▸ **Exercise goal**
Find each line containing the string "matplotlib". Copy it.

====================

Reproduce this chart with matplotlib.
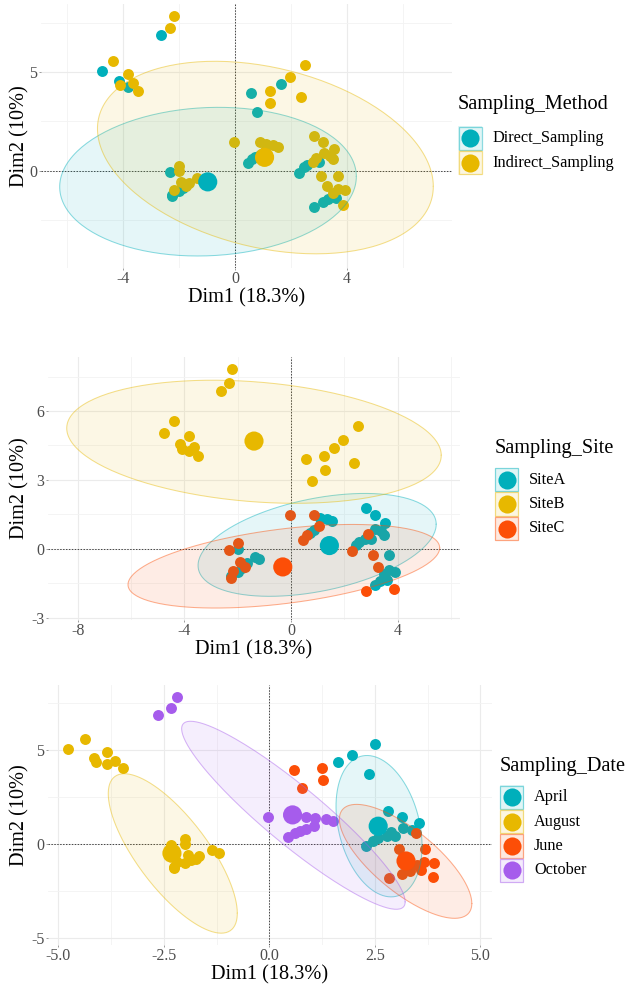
#!/usr/bin/env python
# -*- coding: utf-8 -*-
"""PCA individuals plot, coloured by three sampling factors."""

import numpy as np
import matplotlib as mpl; mpl.use('Agg')
import matplotlib.pyplot as plt

# --- data
dim1 = [-4.77, -4.38, -3.84, -4.16, -4.10, -3.84, -3.66, -3.48,
        -2.64, -2.33, -2.20,
        0.58, 1.24, 1.26, 0.78, 1.63, 1.96, 2.51, 2.36,
        -2.34, -2.00, -2.00, -1.37, -1.20, -1.92, -1.66, -1.74, -2.18,
        -2.00, -2.27, -2.25, -1.85,
        -0.03, 0.87, 1.09, 1.35, 1.52, 1.05, 0.88, 0.72, 0.60, 0.45,
        2.81, 3.14, 3.54, 3.17, 3.39, 3.48, 2.88, 2.79, 2.99, 2.57, 2.45,
        2.28, 3.08, 3.69, 3.27, 3.67, 3.91, 3.50, 3.60, 3.33, 3.15, 3.87,
        2.83]
dim2 = [5.06, 5.57, 4.90, 4.56, 4.35, 4.24, 4.43, 4.03,
        6.85, 7.22, 7.83,
        3.93, 4.03, 3.42, 2.97, 4.37, 4.73, 5.33, 3.75,
        -0.06, 0.26, -0.02, -0.34, -0.45, -0.56, -0.62, -0.78, -0.95,
        -1.02, -1.20, -1.28, -0.85,
        1.45, 1.45, 1.36, 1.31, 1.20, 0.98, 0.82, 0.70, 0.60, 0.38,
        1.76, 1.46, 1.11, 0.88, 0.77, 0.60, 0.64, 0.42, 0.42, 0.30, 0.17,
        -0.09, -0.26, -0.27, -0.78, -0.93, -0.99, -1.10, -1.36, -1.41,
        -1.58, -1.75, -1.83]
method = list('DIIDIDII' 'DII' 'DIIDDIII'
              'DIIIDIIIIDDDD' 'IIIIIIDDDD'
              'IIIIIIIIDDDDIIIIIIDDDID')
site = list('BBBBBBBB' 'BBB' 'BBBBBBBB'
            'CCAAACACCAACA' 'CCAAACAACC'
            'AAAAAACAAAACCACAAAAAACC')
date = (['August'] * 8 + ['October'] * 3 + ['June'] * 4 + ['April'] * 4
        + ['August'] * 13 + ['October'] * 10
        + ['April'] * 5 + ['June'] + ['April'] * 6 + ['June'] * 11)

method_levels = ['Direct_Sampling', 'Indirect_Sampling']
method_codes = ['D', 'I']
method_mean1 = [-0.98, 1.05]
method_mean2 = [-0.56, 0.68]
# ellipse: centre, half extent in x / y, correlation
method_ell = [(-0.97, -0.55, 5.30, 3.76, 0.07),
              (1.08, 0.67, 6.00, 4.87, -0.30)]

site_levels = ['SiteA', 'SiteB', 'SiteC']
site_codes = ['A', 'B', 'C']
site_mean1 = [1.44, -1.39, -0.31]
site_mean2 = [0.14, 4.69, -0.79]
site_ell = [(0.98, 0.17, 4.47, 2.24, 0.40),
            (-1.39, 4.66, 7.03, 2.68, -0.22),
            (-0.27, -0.76, 5.85, 1.82, 0.44)]

date_levels = ['April', 'August', 'June', 'October']
date_mean1 = [2.58, -2.31, 3.24, 0.55]
date_mean2 = [0.95, -0.49, -0.90, 1.55]
date_ell = [(2.60, 0.95, 1.02, 3.76, -0.28),
            (-2.29, -0.50, 1.53, 4.24, -0.75),
            (3.23, -0.92, 1.57, 3.03, -0.74),
            (0.57, 1.53, 2.65, 5.00, -0.92)]

COLORS = ['#00AFBB', '#E7B800', '#FC4E07', '#A65CEC']
W, H = 629, 989

plt.rcParams['font.family'] = ['Liberation Serif', 'DejaVu Serif']
plt.rcParams['axes.unicode_minus'] = False


def ellipse_xy(cx, cy, hx, hy, r, n=200):
    t = np.linspace(0, 2 * np.pi, n)
    x = cx + hx * np.cos(t)
    y = cy + r * hy * np.cos(t) + hy * np.sqrt(1 - r * r) * np.sin(t)
    return x, y


def draw_panel(box, xlab_top, groups, codes, ells, m1, m2,
               xticks, yticks, xfmt):
    l, t, r, b = box
    ax = fig.add_axes([l / W, 1 - b / H, (r - l) / W, (b - t) / H])
    x = np.asarray(dim1); y = np.asarray(dim2)
    g = np.asarray(groups)
    for i, c in enumerate(codes):
        sel = g == c
        ax.scatter(x[sel], y[sel], s=62, color=COLORS[i], lw=0, zorder=2)
    for i, e in enumerate(ells):
        ex, ey = ellipse_xy(*e)
        ax.fill(ex, ey, facecolor=COLORS[i], alpha=0.1, lw=0, zorder=3)
        ax.plot(ex, ey, color=COLORS[i], alpha=0.45, lw=0.75, zorder=3)
    ax.scatter(m1, m2, s=190, color=COLORS[:len(codes)], lw=0, zorder=4)

    ax.axhline(0, color='#444444', lw=0.7, ls=(0, (1.5, 1.5)), zorder=1)
    ax.axvline(0, color='#444444', lw=0.7, ls=(0, (1.5, 1.5)), zorder=1)

    ax.set_xticks(xticks)
    ax.set_xticklabels([xfmt.format(v) for v in xticks])
    ax.set_yticks(yticks)
    ax.set_yticklabels(['{:g}'.format(v) for v in yticks])
    sx = xticks[1] - xticks[0]
    mx = [xticks[0] - sx * 1.5, xticks[0] - sx / 2] \
        + [(a + b_) / 2 for a, b_ in zip(xticks[:-1], xticks[1:])] \
        + [xticks[-1] + sx / 2]
    sy = yticks[1] - yticks[0]
    my = [yticks[0] - sy / 2] \
        + [(a + b_) / 2 for a, b_ in zip(yticks[:-1], yticks[1:])] \
        + [yticks[-1] + sy / 2]
    ax.set_xticks(mx, minor=True)
    ax.set_yticks(my, minor=True)

    # limits from data + ellipses, 5% expansion (set after the ticks)
    xs = list(dim1) + [e[0] - e[2] for e in ells] + [e[0] + e[2] for e in ells]
    ys = list(dim2) + [e[1] - e[3] for e in ells] + [e[1] + e[3] for e in ells]
    dx = (max(xs) - min(xs)) * 0.05; dy = (max(ys) - min(ys)) * 0.05
    ax.set_xlim(min(xs) - dx, max(xs) + dx)
    ax.set_ylim(min(ys) - dy, max(ys) + dy)

    ax.grid(True, which='major', color='#EBEBEB', lw=0.8, zorder=0)
    ax.grid(True, which='minor', color='#F3F3F3', lw=0.6, zorder=0)
    ax.set_axisbelow(True)
    for s in ax.spines.values():
        s.set_visible(False)
    ax.tick_params(which='major', length=1.5, width=0.5, color='#777777',
                   labelsize=11.5, labelcolor='#4D4D4D', pad=1)
    ax.tick_params(which='minor', length=0)
    ax.set_xlabel('Dim1 (18.3%)', fontsize=14.6)
    ax.set_ylabel('Dim2 (10%)', fontsize=14.6)
    ax.xaxis.set_label_coords(0.5, -(xlab_top - b) / (b - t))
    ax.yaxis.set_label_coords(-(l - 29) / (r - l), 0.5)
    return ax


def draw_legend(x0, ytitle, ykey, title, labels):
    lg.text(x0, ytitle, title, fontsize=14.6, va='center', ha='left')
    for i, lab in enumerate(labels):
        y0 = ykey + 24.4 * i
        lg.add_patch(mpl.patches.Rectangle(
            (x0, y0), 24.4, 24.4, facecolor=COLORS[i], alpha=0.12, lw=0))
        lg.add_patch(mpl.patches.Rectangle(
            (x0 + 0.5, y0 + 0.5), 23.4, 23.4, facecolor='none',
            edgecolor=COLORS[i], alpha=0.45, lw=0.9))
        lg.scatter([x0 + 12.2], [y0 + 12.2], s=170, color=COLORS[i], lw=0)
        lg.text(x0 + 34.5, y0 + 12.2, lab, fontsize=11.7, va='center', ha='left')


fig = plt.figure(figsize=(W / 100, H / 100), dpi=100)

draw_panel((41, 4, 452, 268), 288.5, method, method_codes, method_ell,
           method_mean1, method_mean2, [-4, 0, 4], [0, 5], '{:g}')
draw_panel((48, 357, 460, 620), 640.5, site, site_codes, site_ell,
           site_mean1, site_mean2, [-8, -4, 0, 4], [-3, 0, 3, 6], '{:g}')
draw_panel((48, 685, 492, 945), 965.5, date, date_levels, date_ell,
           date_mean1, date_mean2, [-5, -2.5, 0, 2.5, 5], [-5, 0, 5], '{:.1f}')

lg = fig.add_axes([0, 0, 1, 1], zorder=10)
lg.set_xlim(0, W); lg.set_ylim(H, 0)
lg.set_axis_off()
lg.patch.set_visible(False)
draw_legend(458, 105, 126, 'Sampling_Method', method_levels)
draw_legend(494.5, 449, 467.5, 'Sampling_Site', site_levels)
draw_legend(499.5, 767, 785, 'Sampling_Date', date_levels)

fig.savefig('out.png', dpi=100)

====================

▸ **Complete response**
Reproduce this chart with matplotlib.
import matplotlib as mpl; mpl.use('Agg')
import matplotlib.pyplot as plt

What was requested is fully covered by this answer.